Zoo – once summed up by a friend of Siliconrepublic.com’s Gordon Hunt with the fairly damning, ‘When you have actors and are not sure what to do with them…’ – is a masterpiece of alleged fiction.

Set in a world where – for no clearly discernible reason – animals no longer fear humans and decide to annihilate us instead, Zoo follows the travails of a handful of people trying to fix the problem while everything around them crumbles.

Highlights include a murderous posse of bats, Rottweiler security guards, and a crocodile in a car park absolutely wrecking the place.

Wholly ridiculous almost in its entirety, this is ‘leave your brain at the door’ TV. Not demanding your full attention, but occasionally commanding it, Zoo will have you laughing, crying and shaking your head – sometimes even in the right places.

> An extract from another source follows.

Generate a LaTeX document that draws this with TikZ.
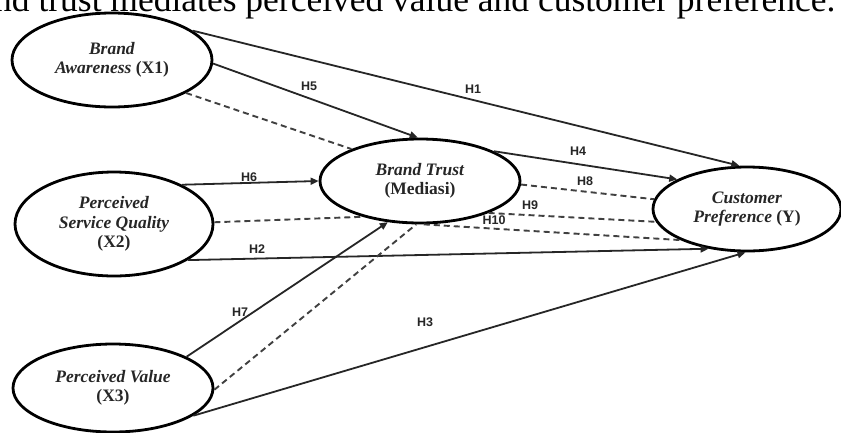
\documentclass[tikz,border=0pt]{standalone}
\usepackage{graphicx}
\usepackage{fontspec}
\setmainfont{Liberation Serif}
\newfontfamily\labelfont{Liberation Sans}
\usetikzlibrary{shapes.geometric,arrows.meta}

\tikzset{
  construct/.style={ellipse, draw=black, fill=white, line width=2.8pt, inner sep=0pt,
    align=center, text=black!85, font=\fontsize{17.5}{19.5}\selectfont\bfseries},
  direct/.style={line width=1.8pt, draw=black!85, -{Triangle[length=8pt,width=7pt]}},
  mediated/.style={line width=1.9pt, draw=black!75, dash pattern=on 6pt off 4pt},
  hlabel/.style={font=\labelfont\bfseries\fontsize{12.5}{12.5}\selectfont, text=black!85, inner sep=0pt}
}

\begin{document}
\begin{tikzpicture}[x=1pt,y=-1pt]
\useasboundingbox (0,0) rectangle (841,432);
\clip (0,0) rectangle (841,432);
\fill[white] (0,0) rectangle (841,432);

% running text line above the model
\node[anchor=base west, inner sep=0pt] (caption) at (-6,11)
  {\resizebox{841pt}{!}{nd trust mediates perceived value and customer preference.}};

% constructs
\node[construct, minimum width=200pt, minimum height=94pt] (x1) at (112,60)
  {\textit{Brand}\\\textit{Awareness} (X1)};
\node[construct, minimum width=198pt, minimum height=104pt] (x2) at (114,224)
  {\textit{Perceived}\\\textit{Service Quality}\\(X2)};
\node[construct, minimum width=200pt, minimum height=88pt] (x3) at (113,388)
  {\textit{Perceived Value}\\(X3)};
\node[construct, minimum width=200pt, minimum height=84pt] (bt) at (420,181)
  {\textit{Brand Trust}\\(Mediasi)};
\node[construct, minimum width=188pt, minimum height=84pt] (y) at (747,209)
  {\textit{Customer}\\\textit{Preference} (Y)};

% direct paths
\draw[direct] (x1.20) -- (y.100);
\draw[direct] (x1.-2) -- (bt.93);
\draw[direct] (x2.30) -- (bt.west);
\draw[direct] (x2.-26) -- (y.226);
\draw[direct] (x3.23) -- (bt.-128);
\draw[direct] (x3.-19) -- (y.-92);
\draw[direct] (bt.22) -- (y.157);

% mediated paths through brand trust
\draw[mediated] (x1.-24) -- (bt.155);
\draw[mediated] (x2.1) -- (bt.212);
\draw[mediated] (x3.-1) -- (bt.-95);
\draw[mediated] (bt.-2) -- (y.174);
\draw[mediated] (bt.-25) -- (y.188);
\draw[mediated] (bt.-85) -- (y.205);

% hypothesis labels
\node[hlabel] (h1) at (473,89) {H1};
\node[hlabel] (h5) at (309,86) {H5};
\node[hlabel] (h4) at (578,151) {H4};
\node[hlabel] (h8) at (585,181) {H8};
\node[hlabel] (h9) at (530,205) {H9};
\node[hlabel] (h10) at (494,220) {H10};
\node[hlabel] (h6) at (249,177) {H6};
\node[hlabel] (h2) at (257,249) {H2};
\node[hlabel] (h7) at (240,312) {H7};
\node[hlabel] (h3) at (425,322) {H3};
\end{tikzpicture}
\end{document}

Even when scaling the heights of ridiculousness, Zoo is oddly compelling viewing. It’s only a season old but, luckily, it has been renewed. Season two is expected to air sometime in 2016.

Firefly

What can be said about Firefly that hasn’t been said before? The quintessential ‘show that should never have been cancelled,’ Firefly is arguably the best in Joss Whedon’s oeuvre.

Many of you will already have watched this space-bound tale of Malcolm Reynolds (Nathan Fillion) and crew – decent, honest smugglers in a sea of crooks and psychotics, whose simple ‘do the job, get paid’ attitude gets torn apart by the arrival of a “heap of trouble”. For the rest of you, now’s the time.

On the surface, simply a quick-witted space opera, Firefly has a lot more simmering underneath, from a rich backstory to beautifully crafted relationships, to mystery and occasional terror.

The beauty of Firefly’s (criminal) cancellation is that it’s easily binge-able. At a paltry 14 episodes – available on Netflix, and cheaply on DVD – this is a matter of a couple of days’ watching.

Converts to the Firefly ‘verse can continue the adventure with Serenity, the 2005 film released to give fans some sense of closure. It won’t satisfy you, but it’s a start.